La terra e lo spirito

Qui tutto è bellezza, la Maiella è ricca di tesori. Non possiamo far a meno di pensare che stiamo passeggiando sul fondale di quello che milioni di anni fa era un mare. Proprio grazie alla sua ricchezza geologica e al sottosuolo antichissimo i 740 chilometri quadrati del Parco nazionale sono stati riconosciuti, lo scorso 22 aprile, Giornata Internazionale della Terra, Geoparco Mondiale dall’Unesco.
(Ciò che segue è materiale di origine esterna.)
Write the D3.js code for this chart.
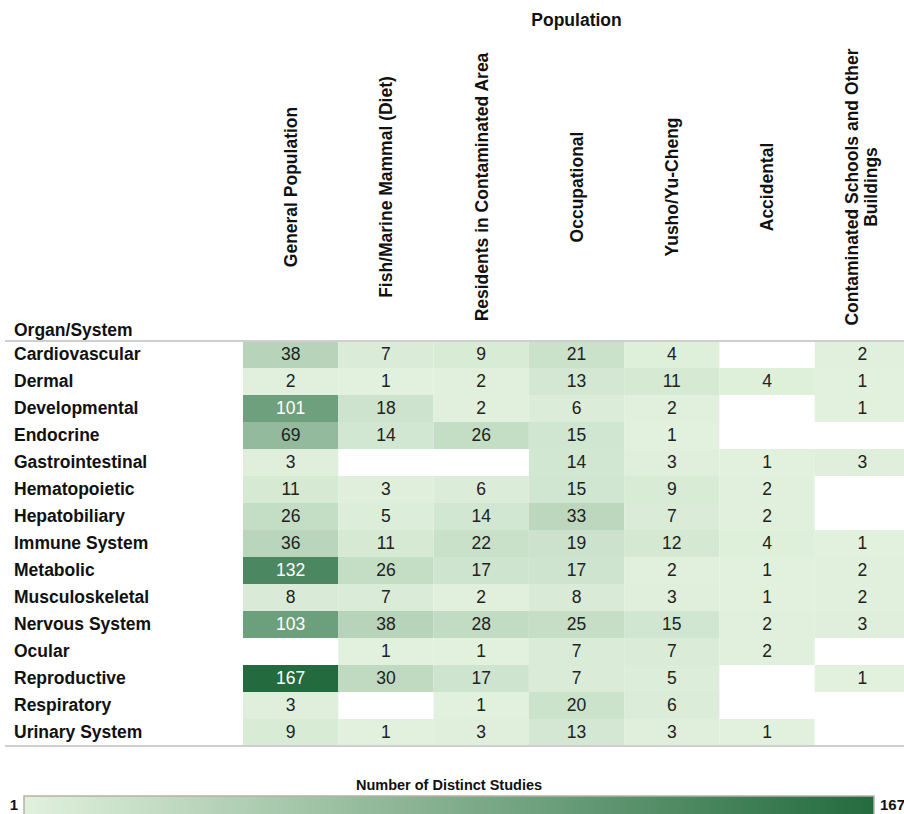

Un’opportunità di sviluppo sostenibile per l’intera comunità abruzzese che vive nel parco istituito nel 1991 e che comprende parte dei territori delle province di L’Aquila, Pescara e Chieti. La Maiella Geopark entra così a far parte di un gruppo di 169 siti (11 in Italia) distribuiti in 44 Paesi, che l’organizzazione delle Nazioni Unite sostiene proteggendone la biodiversità e la geodiversità. Le aree geografiche che entrano nella rete globale dei geoparchi vengono gestite secondo un approccio olistico di protezione, educazione e sviluppo sostenibile. Una grande opportunità per far conoscere la storia di Maja e della sua terra.
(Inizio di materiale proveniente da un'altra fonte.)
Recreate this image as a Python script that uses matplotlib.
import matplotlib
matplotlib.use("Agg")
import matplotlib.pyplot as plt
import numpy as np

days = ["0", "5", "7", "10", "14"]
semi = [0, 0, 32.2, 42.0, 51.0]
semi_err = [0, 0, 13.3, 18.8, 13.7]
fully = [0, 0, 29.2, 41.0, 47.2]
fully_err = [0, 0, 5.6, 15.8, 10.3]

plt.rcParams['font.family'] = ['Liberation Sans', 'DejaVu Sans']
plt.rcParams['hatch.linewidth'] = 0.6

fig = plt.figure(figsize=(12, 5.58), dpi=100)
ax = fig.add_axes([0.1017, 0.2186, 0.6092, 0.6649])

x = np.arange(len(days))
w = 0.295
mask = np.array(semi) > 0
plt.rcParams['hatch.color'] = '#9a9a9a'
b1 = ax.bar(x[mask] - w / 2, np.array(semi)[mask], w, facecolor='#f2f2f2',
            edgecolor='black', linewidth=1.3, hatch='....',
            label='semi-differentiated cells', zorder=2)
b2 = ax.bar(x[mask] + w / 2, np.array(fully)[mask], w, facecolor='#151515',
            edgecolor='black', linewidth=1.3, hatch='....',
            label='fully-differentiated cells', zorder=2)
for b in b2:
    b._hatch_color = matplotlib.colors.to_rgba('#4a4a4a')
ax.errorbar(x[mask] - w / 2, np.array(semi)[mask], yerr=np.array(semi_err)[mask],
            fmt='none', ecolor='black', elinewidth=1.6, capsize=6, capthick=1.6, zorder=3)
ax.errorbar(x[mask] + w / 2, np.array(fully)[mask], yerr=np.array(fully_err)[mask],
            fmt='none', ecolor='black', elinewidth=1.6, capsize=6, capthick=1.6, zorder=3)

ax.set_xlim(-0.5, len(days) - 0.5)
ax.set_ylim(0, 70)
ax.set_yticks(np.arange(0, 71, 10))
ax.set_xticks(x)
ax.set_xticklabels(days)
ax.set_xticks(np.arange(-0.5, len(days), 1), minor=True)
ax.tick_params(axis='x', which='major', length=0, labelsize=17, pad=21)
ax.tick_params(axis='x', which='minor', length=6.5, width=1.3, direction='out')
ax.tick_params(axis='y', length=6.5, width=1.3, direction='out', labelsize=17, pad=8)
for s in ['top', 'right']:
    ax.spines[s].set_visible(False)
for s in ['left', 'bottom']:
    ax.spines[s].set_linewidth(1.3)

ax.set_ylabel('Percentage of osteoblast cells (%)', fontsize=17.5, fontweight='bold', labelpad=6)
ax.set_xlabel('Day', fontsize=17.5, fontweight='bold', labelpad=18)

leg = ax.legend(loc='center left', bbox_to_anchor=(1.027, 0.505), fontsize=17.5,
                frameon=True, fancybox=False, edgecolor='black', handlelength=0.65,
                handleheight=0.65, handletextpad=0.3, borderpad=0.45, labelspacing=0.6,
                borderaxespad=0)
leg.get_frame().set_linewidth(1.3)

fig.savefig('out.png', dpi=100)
Dalla terra allo spirito il passaggio è breve. Lungo i sentieri di Maja ci possiamo immergere nella quiete che culla l’anima. Le sue cime e le sue valli vennero scelte come rifugio di preghiera dagli uomini di fede che costruirono rifugi ed eremi scavati nella roccia integrandoli perfettamente con l’ambiente che li circonda. Umanità e natura qui si fondono in maniera perfetta. Silenzio e quiete. Qui sopra non c’è tempo per il mondo frenetico che ci si lascia alle spalle dopo aver percorso il lungo sentiero. Qui sopra non c’è tempo per le discussioni, per le polemiche, per decidere cos’è giusto e cos’è sbagliato. Qui ci siamo noi, faccia a faccia con il creato, con la potenza della natura che ci obbliga a riflettere, a meditare. Qui sembra che possa esistere un mondo giusto dove l’odio e l’indifferenza lasciano spazio all’amore e all’accoglienza perché qui, tra le braccia di Maja, tutto è bellezza.

Torniamo verso casa ogni volta un po’ più ricchi, pronti di nuovo per andare a dormire, con la certezza che anche questa notte, prima di chiudere gli occhi, ci sarà una nuova storia da raccontare ed ascoltare.

“Buonanotte bambini”.
“Buonanotte mamma”. E si spengono le luci.